Even as a tenth-rate "east of Eden" spiced up with themes and variations from "Rocky" and "The Champ," tonight's premiere of "The Contender" on CBS strikes an awfully purple pose. It is corny beyond belief, sentimentality but it's also idiotically eventiful enough to be tolerably entertaining.

Marc Singer plays an esoteric Oregon prizefighter who struggles to escape from Palookaville in this 90-minute film, at 10 on Channel 9, that tests the waters for a new series to continue next week. It's one of those shows with little to recommend it other than the fact that whatever else is on at the same hour could very well be worse.

The three writers and two directors who patched this crazy quilt together throw all they've got at the poor hero, and a lot of what they've seen in other lousy movies. One minute he hops into the sack with a pretty schoolteacher and the next he hops into her classroom to quote a little Shelley.

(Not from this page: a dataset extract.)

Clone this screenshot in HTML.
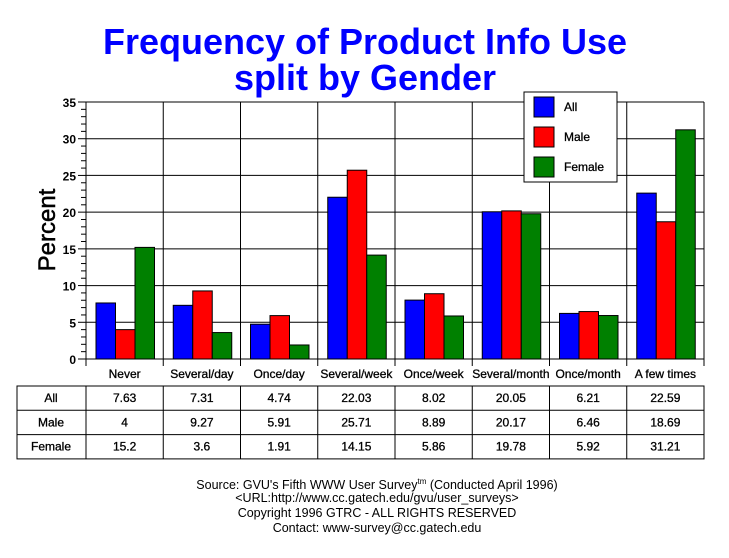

A bozo at the gym picks a fight with him over his love affair, his little brother is beaten up by a sadistically prankish cop, his father gets bopped by a runaway log at the old lumber mill, the girlfriend demands "a clarification of this relationship," and as if that weren't enough, a now-crippled politely asks sonny-boy if he'd mind getting "the 12-gauge" out of the attic so Dad can shoot himself to death.

"I can't do it, Pop," Singer says.

Soon we move to Fresno where the fighter strikes up a friendship with an unbearably sassy young teen-age girl (Tina Andrews) given to such unconvincing outbursts of alleged streetargot as, "I'm gonna rip your arm off at the elbow."

This unforgivable black stereotyping is almost topped by the casting of Moses Gunn as the rumpled old cuss who volunteers to manage The Kid. Gunn, an actor of considerable resources, is stuck with lines like "Atta boy, Johnny!" and "I got me the great white hope."

In fact, the writers have scored a dubious victory in that there isn't one moment of this half-crocked potboiler that doesn't seem vengefully familiar. The knockout punches come in a climactic exchange between the reconciled lovers after The Big Fight; it brings to mind the catcall of a spectator depicted in the hilarious satire "Singin' in the Rain": "Did somebody get PAID for writing this dialogue?"

He: "When I come back, things'll be right between us, 'cause I'll feel right about myself." She: "Johnny, I know what you have to do. You're right. You gotta go all the way." Quick somebody throw in the crying towel, puhleeze!